Celebrating the pipe organ, the King of Instruments
December 1, 2009
I'm curious to know what it is about organists that makes them think they have the right to consider their instrument better than others? With the possible exception of Cameron Carpenter's playing, I would rather listen to any other keyboard-style instrument than have to listen to the organ. It's hardly deserving of such a title. The organ has got to be the least commercially successful instrument. It's played in church by people who make very little for doing so. The human voice is the king of instruments, by the dollar's measure, not to mention many others.
I'm not certain how best to respond, as you imply a 'superior attitude'
amongst organists which you then challenge with your own general antipathy towards the organ (except when played by Cameron Carpenter).
Is any instrument really 'better' than any other? Doesn't it depend on who is playing it, and who is listening?
However, the pipe organ has been, through history, acknowledged for its special attributes. The complexity of its mechanism, the variety of its tone colors and dynamic power, and the breadth of musical expression capable of being manipulated by a single player set the organ apart from other instruments. It is overwhelming, in its way. And because of its sheer size, some might imagine it 'better'.
But also remember that it was Mozart (among others) who referred to the pipe organ as the "King of Instruments", and who are we to challenge his assessment? In the hands of a superb musician it can transcend its inherent machinery and be a very compelling and expressive medium for musical energy (which need not always be loud and fast to justify consideration), and what an organ/organist can do really is incomparable (but so is the sound of a violin in an artist's hands, or a flute....).

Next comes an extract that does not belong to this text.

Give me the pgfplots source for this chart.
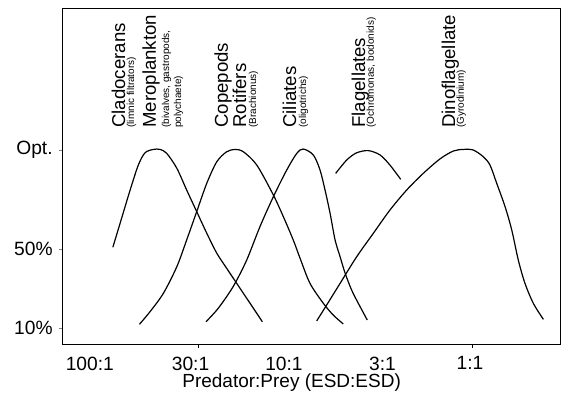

Cameron Carpenter is, without question, a remarkable artist, but he is not unique in his ability to give to the pipe organ vitality and soul.
And whether one is paid huge sums or very little to play upon the organ has no direct relation to the quality of the instrument (or the performer).
Yes, the human voice is its own special case, but I believe that, for the sake of this discussion, the term 'instrument' is being used to describe a constructed device.
You seem to be very organ-negative, and I wonder why.